On the other side, this kind of "success" comes at a high cost. The funds loaned to Sri Lanka are mostly lost--it's just a matter of when the renegotiation happens. Other countries around the region have become quite concerned about going into debt to Chinese sources of finance, and concerned about whether China will end up meddling in their elections or perhaps bribing their local officials, and concerned about how their domestic workers don't get many of the construction contracts, and concerned about possible environmental damage.

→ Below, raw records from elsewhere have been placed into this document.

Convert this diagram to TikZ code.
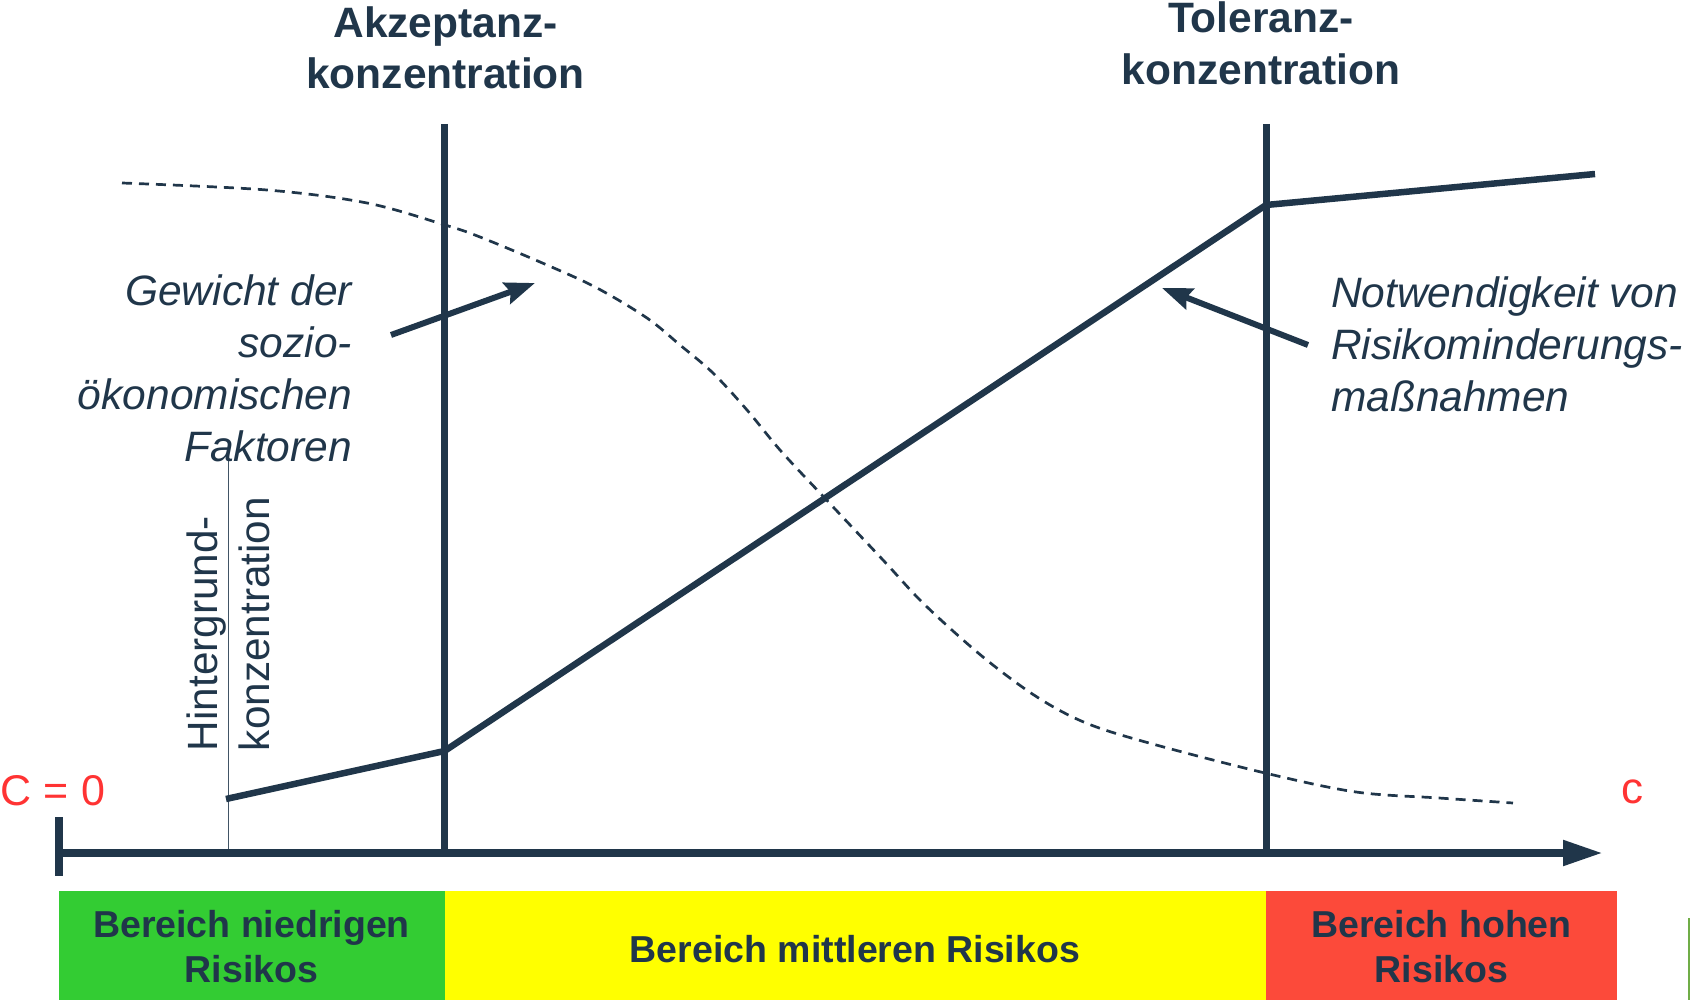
\documentclass[tikz,border=0pt]{standalone}
\usepackage{fontspec}
\setmainfont{Liberation Sans}
\usetikzlibrary{arrows.meta}
\definecolor{navy}{RGB}{32,54,74}
\definecolor{lowgreen}{RGB}{51,204,51}
\definecolor{midyellow}{RGB}{255,255,0}
\definecolor{highred}{RGB}{252,74,58}
\definecolor{labelred}{RGB}{255,51,51}
\definecolor{edgegreen}{RGB}{112,173,71}
\begin{document}
\begin{tikzpicture}[x=1pt,y=-1pt,
  every node/.style={inner sep=0pt, outer sep=0pt, text=navy},
  titletext/.style={font=\fontsize{42.5}{51.5}\selectfont\bfseries, align=center},
  notetext/.style={font=\fontsize{42.5}{52}\selectfont\itshape},
  vertext/.style={font=\fontsize{42.3}{52}\selectfont, align=left, rotate=90},
  zonetext/.style={font=\fontsize{37.5}{45}\selectfont\bfseries, align=center},
  redtext/.style={font=\fontsize{43}{50}\selectfont, text=labelred},
  limitline/.style={draw=navy, line width=7pt},
  curve/.style={draw=navy, line width=6.5pt, line join=round},
  dashcurve/.style={draw=navy, line width=2.7pt, dash pattern=on 10pt off 7pt},
  axisline/.style={draw=navy, line width=8pt, -{Triangle[length=40pt, width=24pt]}},
  pointer/.style={draw=navy, line width=6pt, -{Stealth[length=30pt, width=22pt, inset=4pt]}},
  thinline/.style={draw=navy!85, line width=1.3pt}
]
\useasboundingbox (0,0) rectangle (1690,1000);

% zones
\fill[lowgreen] (59,891) rectangle (444.5,1000);
\fill[midyellow] (444.5,891) rectangle (1266,1000);
\fill[highred] (1266,891) rectangle (1617,1000);
\node[zonetext] (zlow) at (251.5,946.5) {Bereich niedrigen\\Risikos};
\node[zonetext] (zmid) at (855,949.5) {Bereich mittleren Risikos};
\node[zonetext] (zhigh) at (1441.5,946.5) {Bereich hohen\\Risikos};
\draw[edgegreen, line width=1.5pt] (1689,918) -- (1689,1000);

% coordinates
\coordinate (A0) at (444.5,124); \coordinate (A1) at (444.5,853);
\coordinate (T0) at (1266,124);  \coordinate (T1) at (1266,853);
\coordinate (ax0) at (59,853);   \coordinate (ax1) at (1603,853);
\coordinate (tk0) at (59,817);   \coordinate (tk1) at (59,876);
\coordinate (h0) at (228.5,461); \coordinate (h1) at (228.5,853);
\coordinate (p0) at (226,799);   \coordinate (p1) at (444.5,751);
\coordinate (p2) at (1266,205);  \coordinate (p3) at (1595,174);
\coordinate (g0) at (391,335);   \coordinate (g1) at (535,283);
\coordinate (n0) at (1308,345);  \coordinate (n1) at (1162,288);

% dashed curve
\draw[dashcurve] plot[smooth, tension=0.55] coordinates {
 (122,183) (267,190) (367,203) (445,225) (480,237) (547,265) (597,288)
 (647,318) (680,345) (713,373) (747,410) (780,450) (820,493) (883,560)
 (925,605) (983,657) (1037,697) (1086,723) (1149,743) (1265,773)
 (1356,792) (1439,798) (1513,803)};

% background concentration line
\draw[thinline] (h0) -- (h1);

% solid curve
\draw[curve] (p0) -- (p1) -- (p2) -- (p3);

% limit lines
\draw[limitline] (A0) -- (A1);
\draw[limitline] (T0) -- (T1);

% axis
\draw[axisline] (ax0) -- (ax1);
\draw[navy, line width=7.5pt] (tk0) -- (tk1);

% pointers
\draw[pointer] (g0) -- (g1);
\draw[pointer] (n0) -- (n1);

% titles
\node[titletext] (tacc) at (445.5,47.8) {Akzeptanz-\\konzentration};
\node[titletext] (ttol) at (1261,43.3) {Toleranz-\\konzentration};

% notes
\node[notetext, align=right, anchor=east] (nweight) at (352,368) {Gewicht der\\sozio-\\ökonomischen\\Faktoren};
\node[notetext, align=left, anchor=west] (nneed) at (1331,344) {Notwendigkeit von\\Risikominderungs-\\maßnahmen};

% rotated label
\node[vertext, anchor=south west] (hbg) at (270,751) {Hintergrund-\\konzentration};

% red labels
\node[redtext, anchor=base west] (c0) at (1,805) {C = 0};
\node[redtext, font=\fontsize{44}{50}\selectfont, anchor=base west] (cax) at (1621,803) {c};
\end{tikzpicture}
\end{document}
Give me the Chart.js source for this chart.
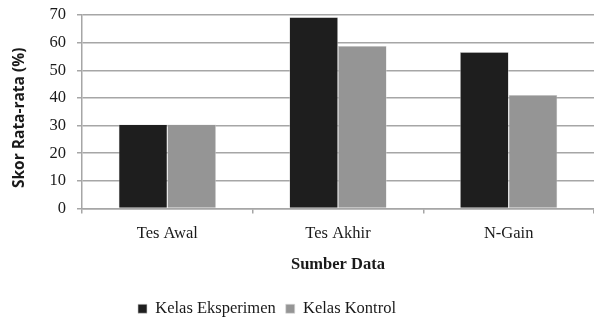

In the Belt and Road Initiative, China's banks and investment funds have often been willing to lend to projects that had been turned down by others potential funding sources like development banks, Japan, Europe, the US, and issuing bonds in global financial markets. The Chinese loans have also often included lots of conditions about business going to Chinese firms, but not many conditions about the environment, local workers, or anything else. The bankers and sources of finance in high-income countries will testify that when you loan lots of money to a foreign government which can't repay, that government doesn't feel appreciative! Instead, that government is likely to regard you as an enemy. And sovereign governments can make life hard on foreign investors within their borders, if they wish to do so.
The Belt and Road Initiative is a spectacular success as a brand name. But on the ground, matters are less clear. For example, Hillman carries out an exercise of looking at six geographic "corridors" that have been identified with the Belt and Road Initiative, and then asks whether most of the BRI projects are actually happening in those corridors. He writes: "For five of the six corridors, there appears to be no significant relationship between corridor participation and project activity ..." The exception is the China-Pakistan corridor, which is also the only corridor which connects China with a single country.
Again, the Belt and Road Initiative will unfold over time, and it's far too early for lasting judgments. But in these projects, China's conduct as a business and foreign policy partner is being judged by other nations across the region--and often found wanting.